**DATA SHOWN**
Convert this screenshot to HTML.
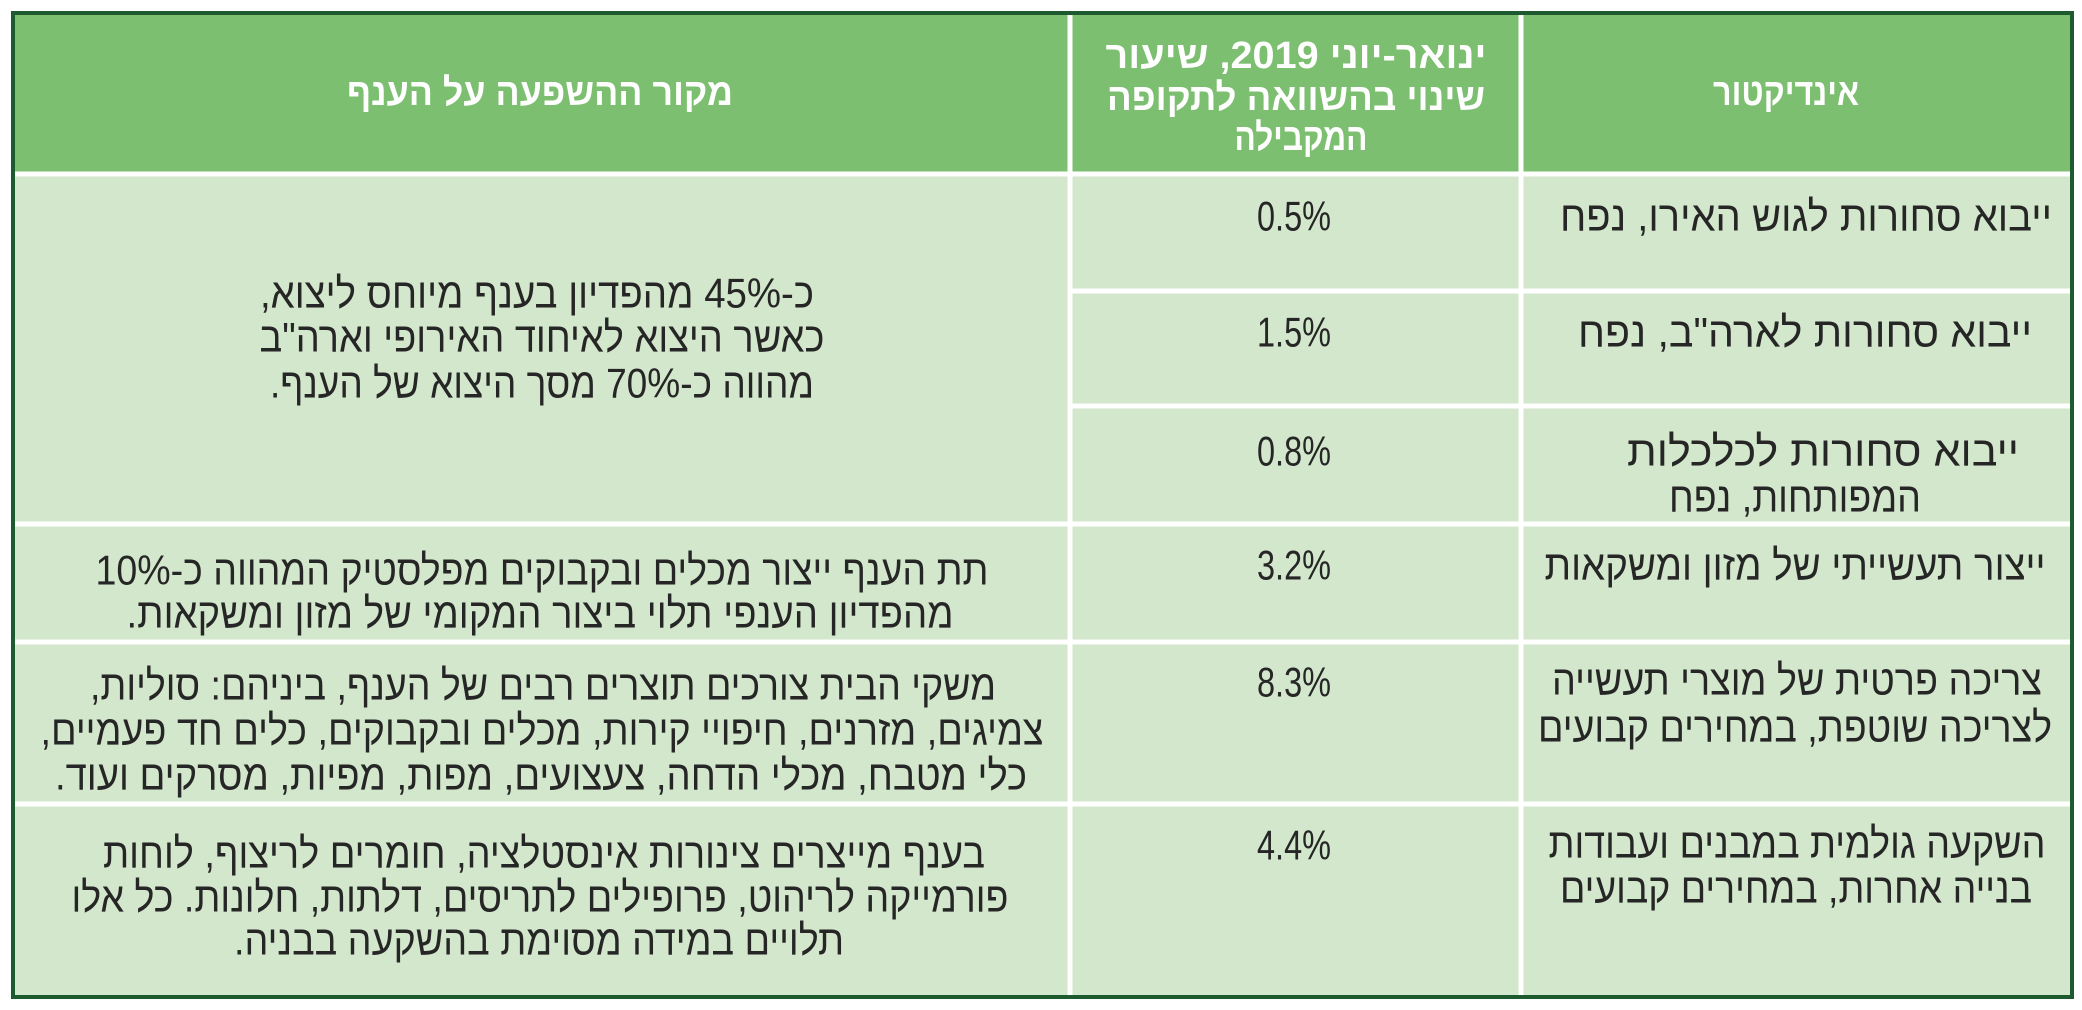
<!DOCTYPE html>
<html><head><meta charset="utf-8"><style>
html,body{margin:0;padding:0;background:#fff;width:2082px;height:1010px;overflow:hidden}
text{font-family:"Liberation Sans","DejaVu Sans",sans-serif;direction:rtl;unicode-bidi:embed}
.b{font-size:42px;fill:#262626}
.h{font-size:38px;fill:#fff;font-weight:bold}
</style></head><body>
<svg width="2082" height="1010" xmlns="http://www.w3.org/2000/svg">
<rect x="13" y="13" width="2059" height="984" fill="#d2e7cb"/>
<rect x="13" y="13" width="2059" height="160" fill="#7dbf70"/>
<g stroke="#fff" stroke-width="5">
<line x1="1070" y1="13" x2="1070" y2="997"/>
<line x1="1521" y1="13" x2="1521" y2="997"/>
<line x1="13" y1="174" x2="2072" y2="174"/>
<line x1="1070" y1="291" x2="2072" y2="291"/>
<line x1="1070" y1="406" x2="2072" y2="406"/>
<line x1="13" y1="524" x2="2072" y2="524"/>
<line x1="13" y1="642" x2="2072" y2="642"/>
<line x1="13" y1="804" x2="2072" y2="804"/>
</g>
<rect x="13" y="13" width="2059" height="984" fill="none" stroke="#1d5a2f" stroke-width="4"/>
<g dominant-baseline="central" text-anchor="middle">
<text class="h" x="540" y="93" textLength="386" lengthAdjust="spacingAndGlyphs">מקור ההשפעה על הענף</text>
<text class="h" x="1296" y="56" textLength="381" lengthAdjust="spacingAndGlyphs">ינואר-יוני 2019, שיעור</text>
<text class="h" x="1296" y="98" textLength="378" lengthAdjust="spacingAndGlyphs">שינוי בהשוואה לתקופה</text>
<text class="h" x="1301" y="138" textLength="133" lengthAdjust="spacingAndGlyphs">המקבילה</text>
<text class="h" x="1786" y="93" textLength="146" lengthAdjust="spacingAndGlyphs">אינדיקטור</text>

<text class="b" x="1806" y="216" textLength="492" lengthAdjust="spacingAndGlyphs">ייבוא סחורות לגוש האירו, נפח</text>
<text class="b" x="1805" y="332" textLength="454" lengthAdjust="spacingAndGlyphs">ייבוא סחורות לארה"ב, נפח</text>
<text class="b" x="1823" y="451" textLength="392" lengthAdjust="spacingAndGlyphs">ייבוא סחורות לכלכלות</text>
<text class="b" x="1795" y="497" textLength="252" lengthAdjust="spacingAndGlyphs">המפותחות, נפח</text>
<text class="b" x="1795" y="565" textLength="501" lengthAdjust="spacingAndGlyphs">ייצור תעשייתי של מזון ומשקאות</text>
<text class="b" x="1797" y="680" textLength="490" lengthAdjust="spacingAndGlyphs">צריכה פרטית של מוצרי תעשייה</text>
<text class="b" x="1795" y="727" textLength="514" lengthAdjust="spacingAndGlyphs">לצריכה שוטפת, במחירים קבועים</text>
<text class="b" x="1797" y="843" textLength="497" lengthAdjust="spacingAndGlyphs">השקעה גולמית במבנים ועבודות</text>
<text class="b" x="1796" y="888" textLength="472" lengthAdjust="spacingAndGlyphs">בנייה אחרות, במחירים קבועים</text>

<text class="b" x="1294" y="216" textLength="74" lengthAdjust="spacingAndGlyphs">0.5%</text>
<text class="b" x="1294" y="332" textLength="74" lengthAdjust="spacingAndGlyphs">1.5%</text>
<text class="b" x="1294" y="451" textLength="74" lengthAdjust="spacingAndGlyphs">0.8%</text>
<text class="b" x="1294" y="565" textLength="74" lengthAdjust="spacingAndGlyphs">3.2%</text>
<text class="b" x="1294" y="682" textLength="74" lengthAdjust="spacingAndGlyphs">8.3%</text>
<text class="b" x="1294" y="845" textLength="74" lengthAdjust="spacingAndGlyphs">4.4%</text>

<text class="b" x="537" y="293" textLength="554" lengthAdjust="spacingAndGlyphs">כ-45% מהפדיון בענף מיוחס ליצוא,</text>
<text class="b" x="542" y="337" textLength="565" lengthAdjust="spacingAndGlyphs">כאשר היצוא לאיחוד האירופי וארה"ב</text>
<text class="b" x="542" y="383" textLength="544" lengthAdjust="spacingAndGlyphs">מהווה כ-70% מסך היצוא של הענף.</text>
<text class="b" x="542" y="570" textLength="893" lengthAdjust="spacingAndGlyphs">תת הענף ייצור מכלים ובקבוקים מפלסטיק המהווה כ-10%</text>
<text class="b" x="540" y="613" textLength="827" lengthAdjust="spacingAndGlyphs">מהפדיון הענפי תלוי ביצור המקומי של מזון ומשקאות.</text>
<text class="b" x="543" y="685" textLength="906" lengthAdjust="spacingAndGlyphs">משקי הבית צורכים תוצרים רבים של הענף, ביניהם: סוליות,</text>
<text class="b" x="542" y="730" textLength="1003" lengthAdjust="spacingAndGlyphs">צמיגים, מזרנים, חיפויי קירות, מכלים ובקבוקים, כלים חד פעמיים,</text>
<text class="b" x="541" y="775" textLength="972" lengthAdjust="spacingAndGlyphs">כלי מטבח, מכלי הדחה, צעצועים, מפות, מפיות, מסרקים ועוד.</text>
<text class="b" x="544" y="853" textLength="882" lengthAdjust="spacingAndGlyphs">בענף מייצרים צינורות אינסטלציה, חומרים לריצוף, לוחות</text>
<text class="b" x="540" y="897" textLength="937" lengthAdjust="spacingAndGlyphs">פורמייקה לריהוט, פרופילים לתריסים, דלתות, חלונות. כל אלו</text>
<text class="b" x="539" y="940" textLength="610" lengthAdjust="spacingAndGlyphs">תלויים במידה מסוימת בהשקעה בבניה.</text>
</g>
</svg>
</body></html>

**EXERCISE PROMPT**
Leave out the pictures and retype every line above exactly.

**ANSWER**
Convert this screenshot to HTML.
<!DOCTYPE html>
<html><head><meta charset="utf-8"><style>
html,body{margin:0;padding:0;background:#fff;width:2082px;height:1010px;overflow:hidden}
text{font-family:"Liberation Sans","DejaVu Sans",sans-serif;direction:rtl;unicode-bidi:embed}
.b{font-size:42px;fill:#262626}
.h{font-size:38px;fill:#fff;font-weight:bold}
</style></head><body>
<svg width="2082" height="1010" xmlns="http://www.w3.org/2000/svg">
<rect x="13" y="13" width="2059" height="984" fill="#d2e7cb"/>
<rect x="13" y="13" width="2059" height="160" fill="#7dbf70"/>
<g stroke="#fff" stroke-width="5">
<line x1="1070" y1="13" x2="1070" y2="997"/>
<line x1="1521" y1="13" x2="1521" y2="997"/>
<line x1="13" y1="174" x2="2072" y2="174"/>
<line x1="1070" y1="291" x2="2072" y2="291"/>
<line x1="1070" y1="406" x2="2072" y2="406"/>
<line x1="13" y1="524" x2="2072" y2="524"/>
<line x1="13" y1="642" x2="2072" y2="642"/>
<line x1="13" y1="804" x2="2072" y2="804"/>
</g>
<rect x="13" y="13" width="2059" height="984" fill="none" stroke="#1d5a2f" stroke-width="4"/>
<g dominant-baseline="central" text-anchor="middle">
<text class="h" x="540" y="93" textLength="386" lengthAdjust="spacingAndGlyphs">מקור ההשפעה על הענף</text>
<text class="h" x="1296" y="56" textLength="381" lengthAdjust="spacingAndGlyphs">ינואר-יוני 2019, שיעור</text>
<text class="h" x="1296" y="98" textLength="378" lengthAdjust="spacingAndGlyphs">שינוי בהשוואה לתקופה</text>
<text class="h" x="1301" y="138" textLength="133" lengthAdjust="spacingAndGlyphs">המקבילה</text>
<text class="h" x="1786" y="93" textLength="146" lengthAdjust="spacingAndGlyphs">אינדיקטור</text>

<text class="b" x="1806" y="216" textLength="492" lengthAdjust="spacingAndGlyphs">ייבוא סחורות לגוש האירו, נפח</text>
<text class="b" x="1805" y="332" textLength="454" lengthAdjust="spacingAndGlyphs">ייבוא סחורות לארה"ב, נפח</text>
<text class="b" x="1823" y="451" textLength="392" lengthAdjust="spacingAndGlyphs">ייבוא סחורות לכלכלות</text>
<text class="b" x="1795" y="497" textLength="252" lengthAdjust="spacingAndGlyphs">המפותחות, נפח</text>
<text class="b" x="1795" y="565" textLength="501" lengthAdjust="spacingAndGlyphs">ייצור תעשייתי של מזון ומשקאות</text>
<text class="b" x="1797" y="680" textLength="490" lengthAdjust="spacingAndGlyphs">צריכה פרטית של מוצרי תעשייה</text>
<text class="b" x="1795" y="727" textLength="514" lengthAdjust="spacingAndGlyphs">לצריכה שוטפת, במחירים קבועים</text>
<text class="b" x="1797" y="843" textLength="497" lengthAdjust="spacingAndGlyphs">השקעה גולמית במבנים ועבודות</text>
<text class="b" x="1796" y="888" textLength="472" lengthAdjust="spacingAndGlyphs">בנייה אחרות, במחירים קבועים</text>

<text class="b" x="1294" y="216" textLength="74" lengthAdjust="spacingAndGlyphs">0.5%</text>
<text class="b" x="1294" y="332" textLength="74" lengthAdjust="spacingAndGlyphs">1.5%</text>
<text class="b" x="1294" y="451" textLength="74" lengthAdjust="spacingAndGlyphs">0.8%</text>
<text class="b" x="1294" y="565" textLength="74" lengthAdjust="spacingAndGlyphs">3.2%</text>
<text class="b" x="1294" y="682" textLength="74" lengthAdjust="spacingAndGlyphs">8.3%</text>
<text class="b" x="1294" y="845" textLength="74" lengthAdjust="spacingAndGlyphs">4.4%</text>

<text class="b" x="537" y="293" textLength="554" lengthAdjust="spacingAndGlyphs">כ-45% מהפדיון בענף מיוחס ליצוא,</text>
<text class="b" x="542" y="337" textLength="565" lengthAdjust="spacingAndGlyphs">כאשר היצוא לאיחוד האירופי וארה"ב</text>
<text class="b" x="542" y="383" textLength="544" lengthAdjust="spacingAndGlyphs">מהווה כ-70% מסך היצוא של הענף.</text>
<text class="b" x="542" y="570" textLength="893" lengthAdjust="spacingAndGlyphs">תת הענף ייצור מכלים ובקבוקים מפלסטיק המהווה כ-10%</text>
<text class="b" x="540" y="613" textLength="827" lengthAdjust="spacingAndGlyphs">מהפדיון הענפי תלוי ביצור המקומי של מזון ומשקאות.</text>
<text class="b" x="543" y="685" textLength="906" lengthAdjust="spacingAndGlyphs">משקי הבית צורכים תוצרים רבים של הענף, ביניהם: סוליות,</text>
<text class="b" x="542" y="730" textLength="1003" lengthAdjust="spacingAndGlyphs">צמיגים, מזרנים, חיפויי קירות, מכלים ובקבוקים, כלים חד פעמיים,</text>
<text class="b" x="541" y="775" textLength="972" lengthAdjust="spacingAndGlyphs">כלי מטבח, מכלי הדחה, צעצועים, מפות, מפיות, מסרקים ועוד.</text>
<text class="b" x="544" y="853" textLength="882" lengthAdjust="spacingAndGlyphs">בענף מייצרים צינורות אינסטלציה, חומרים לריצוף, לוחות</text>
<text class="b" x="540" y="897" textLength="937" lengthAdjust="spacingAndGlyphs">פורמייקה לריהוט, פרופילים לתריסים, דלתות, חלונות. כל אלו</text>
<text class="b" x="539" y="940" textLength="610" lengthAdjust="spacingAndGlyphs">תלויים במידה מסוימת בהשקעה בבניה.</text>
</g>
</svg>
</body></html>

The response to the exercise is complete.